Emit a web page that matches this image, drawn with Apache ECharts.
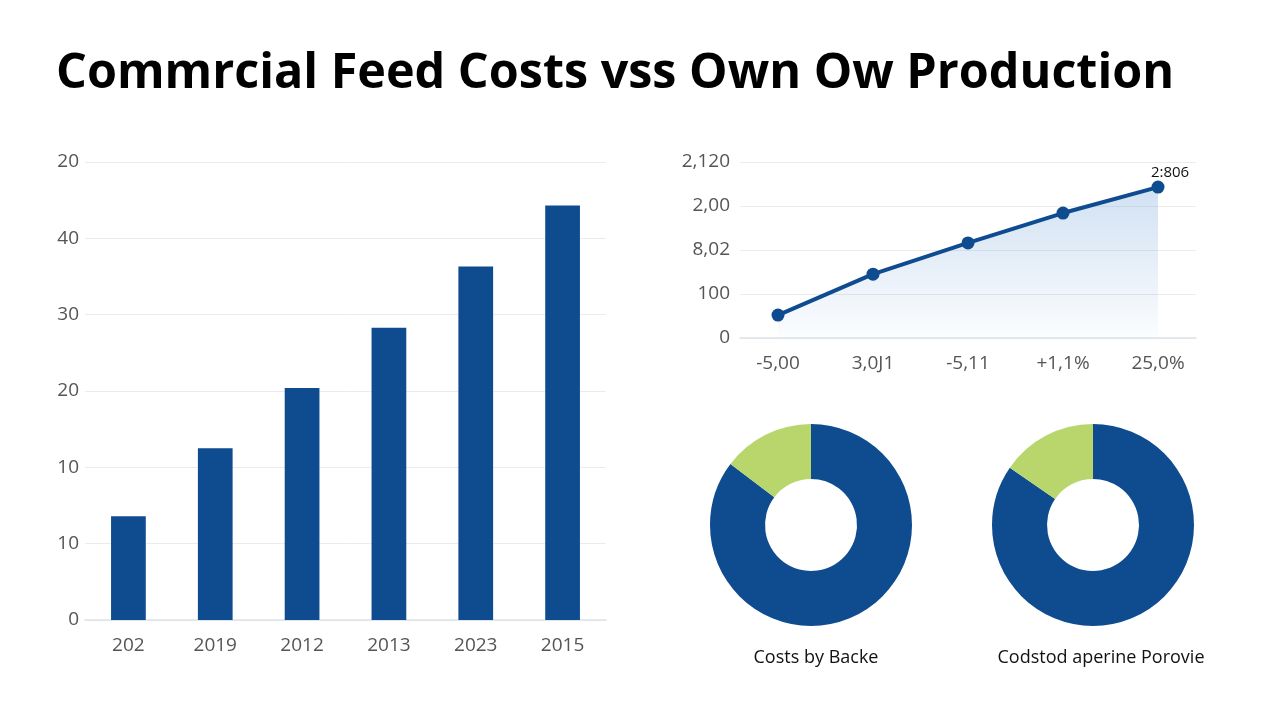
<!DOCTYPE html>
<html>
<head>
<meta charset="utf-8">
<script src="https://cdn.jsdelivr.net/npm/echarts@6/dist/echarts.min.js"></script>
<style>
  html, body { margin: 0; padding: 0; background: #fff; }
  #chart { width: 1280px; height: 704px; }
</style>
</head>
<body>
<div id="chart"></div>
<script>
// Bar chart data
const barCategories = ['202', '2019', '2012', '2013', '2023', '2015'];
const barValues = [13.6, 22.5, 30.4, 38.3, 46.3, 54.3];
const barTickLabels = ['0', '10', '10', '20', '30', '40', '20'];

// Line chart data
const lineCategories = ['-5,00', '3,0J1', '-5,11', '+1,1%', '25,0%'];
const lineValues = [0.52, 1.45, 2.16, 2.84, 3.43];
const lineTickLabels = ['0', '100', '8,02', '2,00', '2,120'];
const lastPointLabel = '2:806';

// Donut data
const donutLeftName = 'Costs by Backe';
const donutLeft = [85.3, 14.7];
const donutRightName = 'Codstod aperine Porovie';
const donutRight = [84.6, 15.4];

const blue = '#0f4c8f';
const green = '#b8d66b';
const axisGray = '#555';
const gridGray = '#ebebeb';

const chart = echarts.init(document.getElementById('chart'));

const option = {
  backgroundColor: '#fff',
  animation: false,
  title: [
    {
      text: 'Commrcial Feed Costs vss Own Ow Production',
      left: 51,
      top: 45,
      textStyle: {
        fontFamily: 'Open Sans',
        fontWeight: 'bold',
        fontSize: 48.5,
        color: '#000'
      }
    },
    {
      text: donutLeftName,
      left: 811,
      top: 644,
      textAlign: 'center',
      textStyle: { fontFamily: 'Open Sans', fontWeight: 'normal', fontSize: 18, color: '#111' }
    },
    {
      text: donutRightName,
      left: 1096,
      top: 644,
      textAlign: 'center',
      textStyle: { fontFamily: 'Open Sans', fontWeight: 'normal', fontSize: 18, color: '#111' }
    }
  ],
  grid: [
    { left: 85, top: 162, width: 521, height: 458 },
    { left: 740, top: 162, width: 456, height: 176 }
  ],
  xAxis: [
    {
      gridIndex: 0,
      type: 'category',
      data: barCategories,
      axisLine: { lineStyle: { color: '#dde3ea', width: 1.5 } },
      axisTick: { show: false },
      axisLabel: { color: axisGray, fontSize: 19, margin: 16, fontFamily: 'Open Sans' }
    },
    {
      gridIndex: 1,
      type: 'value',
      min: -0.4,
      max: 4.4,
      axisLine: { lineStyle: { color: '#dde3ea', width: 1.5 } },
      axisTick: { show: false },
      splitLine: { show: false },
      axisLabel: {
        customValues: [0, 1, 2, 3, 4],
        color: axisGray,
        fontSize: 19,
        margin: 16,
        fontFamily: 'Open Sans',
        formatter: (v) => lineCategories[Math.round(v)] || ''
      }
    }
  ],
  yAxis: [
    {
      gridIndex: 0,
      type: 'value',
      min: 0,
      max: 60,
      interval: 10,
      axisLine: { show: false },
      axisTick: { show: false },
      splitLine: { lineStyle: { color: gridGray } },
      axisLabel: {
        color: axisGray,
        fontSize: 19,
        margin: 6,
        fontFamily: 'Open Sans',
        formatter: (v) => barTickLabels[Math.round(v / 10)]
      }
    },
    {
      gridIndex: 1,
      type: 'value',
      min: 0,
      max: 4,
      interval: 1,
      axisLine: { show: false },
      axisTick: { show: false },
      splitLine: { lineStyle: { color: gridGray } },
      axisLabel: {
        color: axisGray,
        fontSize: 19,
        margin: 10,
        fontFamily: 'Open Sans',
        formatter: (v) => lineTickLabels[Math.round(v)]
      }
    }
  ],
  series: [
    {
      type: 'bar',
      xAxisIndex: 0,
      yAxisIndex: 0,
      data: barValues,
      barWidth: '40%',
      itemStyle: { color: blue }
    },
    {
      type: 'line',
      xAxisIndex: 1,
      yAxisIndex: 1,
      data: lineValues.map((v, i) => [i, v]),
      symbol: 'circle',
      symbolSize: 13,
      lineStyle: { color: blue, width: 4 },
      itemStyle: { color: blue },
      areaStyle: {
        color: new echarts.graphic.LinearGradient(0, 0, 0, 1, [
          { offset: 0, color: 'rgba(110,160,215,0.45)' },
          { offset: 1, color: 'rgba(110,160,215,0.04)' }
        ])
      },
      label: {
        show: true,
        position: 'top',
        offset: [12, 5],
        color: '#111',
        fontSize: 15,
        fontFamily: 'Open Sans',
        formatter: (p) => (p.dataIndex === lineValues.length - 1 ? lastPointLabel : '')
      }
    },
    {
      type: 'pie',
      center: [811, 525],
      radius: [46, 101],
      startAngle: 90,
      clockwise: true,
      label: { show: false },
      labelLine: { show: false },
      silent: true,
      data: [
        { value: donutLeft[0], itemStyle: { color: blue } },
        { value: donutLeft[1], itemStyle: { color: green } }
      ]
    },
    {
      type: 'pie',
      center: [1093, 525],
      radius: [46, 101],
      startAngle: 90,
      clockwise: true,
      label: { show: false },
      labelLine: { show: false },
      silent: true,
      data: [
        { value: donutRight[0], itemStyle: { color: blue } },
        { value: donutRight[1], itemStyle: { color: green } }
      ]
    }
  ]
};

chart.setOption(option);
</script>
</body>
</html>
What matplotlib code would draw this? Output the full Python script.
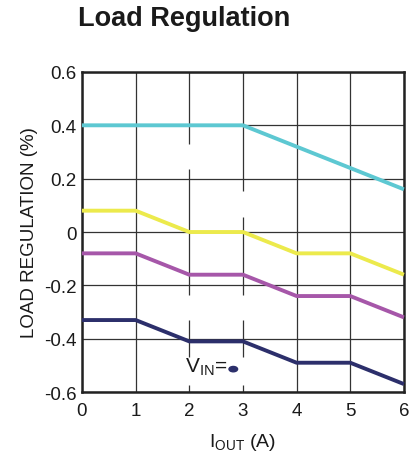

**Problem to work on:** Omit the pictures, then quote the rest of the material above exactly.

**Solution below:**
Emit a web page that matches this image, drawn with Apache ECharts.
<!DOCTYPE html>
<html>
<head>
<meta charset="utf-8">
<script src="https://cdn.jsdelivr.net/npm/echarts@6/dist/echarts.min.js"></script>
<style>
  html, body { margin: 0; padding: 0; background: #fff; }
  #chart { width: 1280px; height: 704px; }
</style>
</head>
<body>
<div id="chart"></div>
<script>
// Bar chart data
const barCategories = ['202', '2019', '2012', '2013', '2023', '2015'];
const barValues = [13.6, 22.5, 30.4, 38.3, 46.3, 54.3];
const barTickLabels = ['0', '10', '10', '20', '30', '40', '20'];

// Line chart data
const lineCategories = ['-5,00', '3,0J1', '-5,11', '+1,1%', '25,0%'];
const lineValues = [0.52, 1.45, 2.16, 2.84, 3.43];
const lineTickLabels = ['0', '100', '8,02', '2,00', '2,120'];
const lastPointLabel = '2:806';

// Donut data
const donutLeftName = 'Costs by Backe';
const donutLeft = [85.3, 14.7];
const donutRightName = 'Codstod aperine Porovie';
const donutRight = [84.6, 15.4];

const blue = '#0f4c8f';
const green = '#b8d66b';
const axisGray = '#555';
const gridGray = '#ebebeb';

const chart = echarts.init(document.getElementById('chart'));

const option = {
  backgroundColor: '#fff',
  animation: false,
  title: [
    {
      text: 'Commrcial Feed Costs vss Own Ow Production',
      left: 51,
      top: 45,
      textStyle: {
        fontFamily: 'Open Sans',
        fontWeight: 'bold',
        fontSize: 48.5,
        color: '#000'
      }
    },
    {
      text: donutLeftName,
      left: 811,
      top: 644,
      textAlign: 'center',
      textStyle: { fontFamily: 'Open Sans', fontWeight: 'normal', fontSize: 18, color: '#111' }
    },
    {
      text: donutRightName,
      left: 1096,
      top: 644,
      textAlign: 'center',
      textStyle: { fontFamily: 'Open Sans', fontWeight: 'normal', fontSize: 18, color: '#111' }
    }
  ],
  grid: [
    { left: 85, top: 162, width: 521, height: 458 },
    { left: 740, top: 162, width: 456, height: 176 }
  ],
  xAxis: [
    {
      gridIndex: 0,
      type: 'category',
      data: barCategories,
      axisLine: { lineStyle: { color: '#dde3ea', width: 1.5 } },
      axisTick: { show: false },
      axisLabel: { color: axisGray, fontSize: 19, margin: 16, fontFamily: 'Open Sans' }
    },
    {
      gridIndex: 1,
      type: 'value',
      min: -0.4,
      max: 4.4,
      axisLine: { lineStyle: { color: '#dde3ea', width: 1.5 } },
      axisTick: { show: false },
      splitLine: { show: false },
      axisLabel: {
        customValues: [0, 1, 2, 3, 4],
        color: axisGray,
        fontSize: 19,
        margin: 16,
        fontFamily: 'Open Sans',
        formatter: (v) => lineCategories[Math.round(v)] || ''
      }
    }
  ],
  yAxis: [
    {
      gridIndex: 0,
      type: 'value',
      min: 0,
      max: 60,
      interval: 10,
      axisLine: { show: false },
      axisTick: { show: false },
      splitLine: { lineStyle: { color: gridGray } },
      axisLabel: {
        color: axisGray,
        fontSize: 19,
        margin: 6,
        fontFamily: 'Open Sans',
        formatter: (v) => barTickLabels[Math.round(v / 10)]
      }
    },
    {
      gridIndex: 1,
      type: 'value',
      min: 0,
      max: 4,
      interval: 1,
      axisLine: { show: false },
      axisTick: { show: false },
      splitLine: { lineStyle: { color: gridGray } },
      axisLabel: {
        color: axisGray,
        fontSize: 19,
        margin: 10,
        fontFamily: 'Open Sans',
        formatter: (v) => lineTickLabels[Math.round(v)]
      }
    }
  ],
  series: [
    {
      type: 'bar',
      xAxisIndex: 0,
      yAxisIndex: 0,
      data: barValues,
      barWidth: '40%',
      itemStyle: { color: blue }
    },
    {
      type: 'line',
      xAxisIndex: 1,
      yAxisIndex: 1,
      data: lineValues.map((v, i) => [i, v]),
      symbol: 'circle',
      symbolSize: 13,
      lineStyle: { color: blue, width: 4 },
      itemStyle: { color: blue },
      areaStyle: {
        color: new echarts.graphic.LinearGradient(0, 0, 0, 1, [
          { offset: 0, color: 'rgba(110,160,215,0.45)' },
          { offset: 1, color: 'rgba(110,160,215,0.04)' }
        ])
      },
      label: {
        show: true,
        position: 'top',
        offset: [12, 5],
        color: '#111',
        fontSize: 15,
        fontFamily: 'Open Sans',
        formatter: (p) => (p.dataIndex === lineValues.length - 1 ? lastPointLabel : '')
      }
    },
    {
      type: 'pie',
      center: [811, 525],
      radius: [46, 101],
      startAngle: 90,
      clockwise: true,
      label: { show: false },
      labelLine: { show: false },
      silent: true,
      data: [
        { value: donutLeft[0], itemStyle: { color: blue } },
        { value: donutLeft[1], itemStyle: { color: green } }
      ]
    },
    {
      type: 'pie',
      center: [1093, 525],
      radius: [46, 101],
      startAngle: 90,
      clockwise: true,
      label: { show: false },
      labelLine: { show: false },
      silent: true,
      data: [
        { value: donutRight[0], itemStyle: { color: blue } },
        { value: donutRight[1], itemStyle: { color: green } }
      ]
    }
  ]
};

chart.setOption(option);
</script>
</body>
</html>
What matplotlib code would draw this? Output the full Python script.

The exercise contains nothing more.